-- begin --

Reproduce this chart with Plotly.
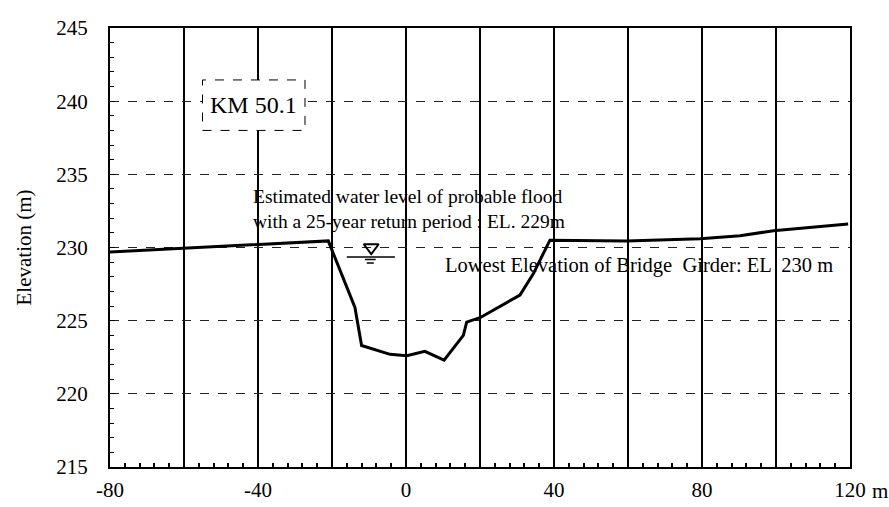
import plotly.graph_objects as go

# Cross-section profile (station in m, elevation in m)
station = [-80, -60, -40, -21, -13.8, -12, -4.3, 0.2, 5.1, 10.3, 15.5, 16.4, 20.0, 30.8, 34.4, 38.9, 59.6, 79.5, 90.3, 99.3, 119.5]
elevation = [229.7, 229.95, 230.25, 230.45, 225.9, 223.3, 222.7, 222.6, 222.9, 222.3, 224.0, 224.9, 225.2, 226.75, 228.2, 230.5, 230.45, 230.6, 230.8, 231.15, 231.6]

x_grid = [-80, -60, -40, -20, 0, 20, 40, 60, 80, 100, 120]
x_labels = ["-80", "", "-40", "", "0", "", "40", "", "80", "", "120"]
y_ticks = [215, 220, 225, 230, 235, 240, 245]

FONT = "Liberation Serif, Times New Roman, serif"

fig = go.Figure()
fig.add_trace(go.Scatter(x=station, y=elevation, mode="lines",
                         line=dict(color="black", width=3), hoverinfo="skip",
                         showlegend=False))

# water level symbol
fig.add_trace(go.Scatter(x=[-9.4], y=[230.0], mode="markers",
                         marker=dict(symbol="triangle-down-open", size=13,
                                     color="black", line=dict(width=2)),
                         showlegend=False, hoverinfo="skip"))

shapes = [
    dict(type="line", x0=-16, x1=-3, y0=229.35, y1=229.35,
         line=dict(color="black", width=1.5)),
    dict(type="line", x0=-11.1, x1=-8.2, y0=229.18, y1=229.18,
         line=dict(color="black", width=1.5)),
    dict(type="line", x0=-10.6, x1=-8.7, y0=228.94, y1=228.94,
         line=dict(color="black", width=1.5)),
    dict(type="rect", x0=-55, x1=-27.3, y0=238.0, y1=241.45,
         fillcolor="white", line=dict(color="black", width=1, dash="dash"),
         layer="above"),
]

annotations = [
    dict(x=-41.1, y=239.72, text="KM 50.1", showarrow=False,
         font=dict(family=FONT, size=24, color="black"),
         xanchor="center", yanchor="middle"),
    dict(x=-42, y=232.66, text="Estimated water level of probable flood<br>with a 25-year return period : EL. 229m",
         showarrow=False, align="left", xanchor="left", yanchor="middle",
         font=dict(family=FONT, size=19.5, color="black")),
    dict(x=10, y=228.8, text="Lowest Elevation of Bridge  Girder: EL  230 m",
         showarrow=False, xanchor="left", yanchor="middle",
         font=dict(family=FONT, size=20.5, color="black")),
    dict(x=0, y=0.5, xref="paper", yref="paper", xshift=-87,
         text="Elevation (m)", textangle=-90, showarrow=False,
         font=dict(family=FONT, size=21, color="black"),
         xanchor="center", yanchor="middle"),
    dict(x=1, y=0, xref="paper", yref="paper", xshift=20, yshift=-24,
         text="m", showarrow=False, xanchor="left", yanchor="middle",
         font=dict(family=FONT, size=21, color="black")),
]

fig.update_layout(
    width=889, height=507,
    margin=dict(l=110, r=39, t=28, b=40, autoexpand=False),
    paper_bgcolor="white", plot_bgcolor="white",
    font=dict(family=FONT, color="black", size=21),
    shapes=shapes, annotations=annotations,
    showlegend=False,
)
fig.update_xaxes(
    range=[-80, 120], tickmode="array", tickvals=x_grid, ticktext=x_labels,
    showgrid=True, gridcolor="black", gridwidth=2,
    showline=True, linecolor="black", linewidth=2, mirror=True,
    ticks="inside", ticklen=5, tickcolor="black", tickwidth=1.5,
    minor=dict(dtick=4, ticks="inside", ticklen=4, tickcolor="black", showgrid=False),
    zeroline=False, tickfont=dict(family=FONT, size=21, color="black"),
    ticklabelstandoff=3, automargin=False,
)
fig.update_yaxes(
    range=[215, 245], tickmode="array", tickvals=y_ticks,
    showgrid=True, gridcolor="#222222", gridwidth=1.2, griddash="dash",
    showline=True, linecolor="black", linewidth=2, mirror=True,
    ticks="inside", ticklen=5, tickcolor="black",
    minor=dict(dtick=1, ticks="inside", ticklen=4, tickcolor="black", showgrid=False),
    zeroline=False, tickfont=dict(family=FONT, size=21, color="black"),
    ticklabelstandoff=16, automargin=False,
)

fig.write_html("out.html")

-- end --

→ Goal: Which lines include "with"? Copy each of them out.

→ Problem solution:
Reproduce this chart with Plotly.
    dict(x=-42, y=232.66, text="Estimated water level of probable flood<br>with a 25-year return period : EL. 229m",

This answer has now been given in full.